- _Task instructions_: Set down, exactly as written, the lines from the top of the data to the line that holds "from matplotlib.transforms import", and omit the pictures.

- _Information supplied_:
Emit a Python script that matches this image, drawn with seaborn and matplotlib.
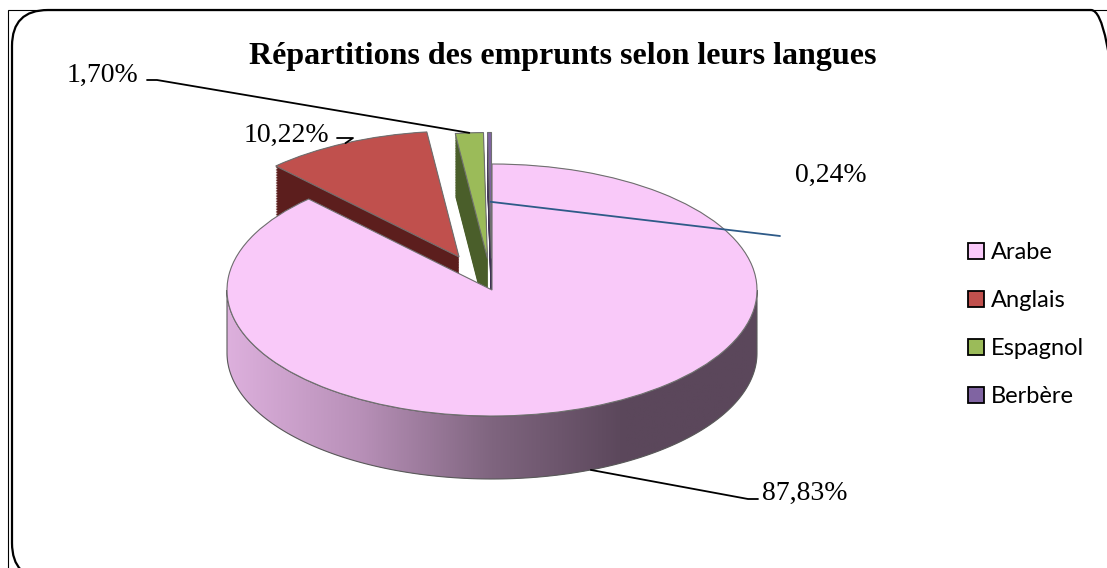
import numpy as np
import matplotlib
matplotlib.use("Agg")
import matplotlib.pyplot as plt
import seaborn as sns
from matplotlib.patches import Polygon, Patch, FancyBboxPatch, Rectangle
from matplotlib.colors import LinearSegmentedColormap
from matplotlib.transforms import IdentityTransform

# Données
langues = ["Arabe", "Anglais", "Espagnol", "Berbère"]
parts = [87.83, 10.22, 1.70, 0.24]
etiquettes = ["87,83%", "10,22%", "1,70%", "0,24%"]
couleurs = ["#F9C9F9", "#C0504D", "#9BBB59", "#8064A2"]
couleurs_cote = ["#8E6F8E", "#5C1E1D", "#4A5E2A", "#3F3252"]
eclat = [0.0, 0.29, 0.25, 0.25]

sns.set_style("white")
plt.rcParams["font.family"] = ["Liberation Serif", "DejaVu Serif"]
plt.rcParams["text.color"] = "black"

W, H = 1107, 568
fig = plt.figure(figsize=(W / 100, H / 100), dpi=100)
ax = fig.add_axes([0, 0, 1, 1])

# position / taille de l'ellipse en pixels
CX, CY, SX, SY = 492, 290, 265, 126
DEPTH = 0.5


def px(x, y):
    return (x - CX) / SX, (CY - y) / SY


# épaisseur du camembert : copies décalées vers le bas
n = 40
for k in range(n):
    off = DEPTH * (1 - k / (n - 1))
    ax.pie(parts, explode=eclat, colors=couleurs_cote, startangle=90,
           counterclock=False, center=(0, -off),
           wedgeprops=dict(linewidth=0, zorder=1))

# face avant en dégradé
t = np.linspace(np.pi, 2 * np.pi, 200)
haut = np.column_stack([np.cos(t), np.sin(t)])
bas = np.column_stack([np.cos(t), np.sin(t) - DEPTH])[::-1]
cote = Polygon(np.vstack([haut, bas]), closed=True, fill=False,
               edgecolor="#5a5a5a", linewidth=0.8, zorder=2.5,
               transform=ax.transData)
ax.add_patch(cote)
cmap = LinearSegmentedColormap.from_list(
    "cote", ["#DDB0DD", "#B890B8", "#7F657F", "#5B475B", "#5B475B"])
grad = np.linspace(0, 1, 256).reshape(1, -1)
im = ax.imshow(grad, cmap=cmap, extent=(-1, 1, -1 - DEPTH, 0),
               aspect="auto", zorder=2)
im.set_clip_path(cote)

# dessus
wedges, _ = ax.pie(parts, explode=eclat, colors=couleurs, startangle=90,
                   counterclock=False,
                   wedgeprops=dict(edgecolor="#707070", linewidth=0.8, zorder=3))

ax.set_aspect("auto")
ax.set_xlim(px(0, 0)[0], px(W, 0)[0])
ax.set_ylim(px(0, H)[1], px(0, 0)[1])
ax.axis("off")


def ancre(w, r=1.0, dy=0.0):
    a = np.deg2rad((w.theta1 + w.theta2) / 2)
    cx, cy = w.center
    return cx + r * np.cos(a), cy + r * np.sin(a) + dy


fs = 20
# Arabe
a = ancre(wedges[0], dy=-DEPTH)
c1, c2 = px(748, 499), px(758, 499)
ax.plot([a[0], c1[0], c2[0]], [a[1], c1[1], c2[1]], color="black", lw=1.3, zorder=5)
ax.text(*px(762, 500), etiquettes[0], fontsize=fs, va="baseline", ha="left")
# Anglais
a = ancre(wedges[1])
c1, c2 = px(353, 138), px(337, 138)
ax.plot([a[0], c1[0], c2[0]], [a[1], c1[1], c2[1]], color="black", lw=1.3, zorder=5)
ax.text(*px(329, 142), etiquettes[1], fontsize=fs, va="baseline", ha="right")
# Espagnol
a = ancre(wedges[2])
c1, c2 = px(157, 80), px(147, 80)
ax.plot([a[0], c1[0], c2[0]], [a[1], c1[1], c2[1]], color="black", lw=1.3, zorder=5)
ax.text(*px(138, 82), etiquettes[2], fontsize=fs, va="baseline", ha="right")
# Berbère
a = ancre(wedges[3], r=0.45)
c1 = px(780, 236)
ax.plot([a[0], c1[0]], [a[1], c1[1]], color="#2E5A88", lw=1.3, zorder=5)
ax.text(*px(795, 182), etiquettes[3], fontsize=fs, va="baseline", ha="left")

# titre
fig.text(563 / W, 1 - 64 / H, "Répartitions des emprunts selon leurs langues",
         fontsize=23, fontweight="bold", ha="center", va="baseline")

# légende
poignees = [Patch(facecolor=c, edgecolor="black", linewidth=1.3) for c in couleurs]
fig.legend(poignees, langues, loc="upper left",
           bbox_to_anchor=(968 / W, 1 - 242 / H), frameon=False,
           prop=dict(family=["Lato", "DejaVu Sans"], size=17),
           handlelength=0.68, handleheight=0.68, handletextpad=0.3,
           labelspacing=1.15, borderpad=0, borderaxespad=0)

# cadres
fig.add_artist(Rectangle((8, -20), 1200, H - 10 + 20, transform=IdentityTransform(),
                         fill=False, edgecolor="black", lw=0.8))
fig.add_artist(FancyBboxPatch((12, -11), 1115, 569, transform=IdentityTransform(),
                              boxstyle="round,pad=0,rounding_size=36",
                              fill=False, edgecolor="black", lw=1.6))

fig.savefig("out.png", dpi=100)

- _Worked answer_:
Emit a Python script that matches this image, drawn with seaborn and matplotlib.
import numpy as np
import matplotlib
matplotlib.use("Agg")
import matplotlib.pyplot as plt
import seaborn as sns
from matplotlib.patches import Polygon, Patch, FancyBboxPatch, Rectangle
from matplotlib.colors import LinearSegmentedColormap
from matplotlib.transforms import IdentityTransform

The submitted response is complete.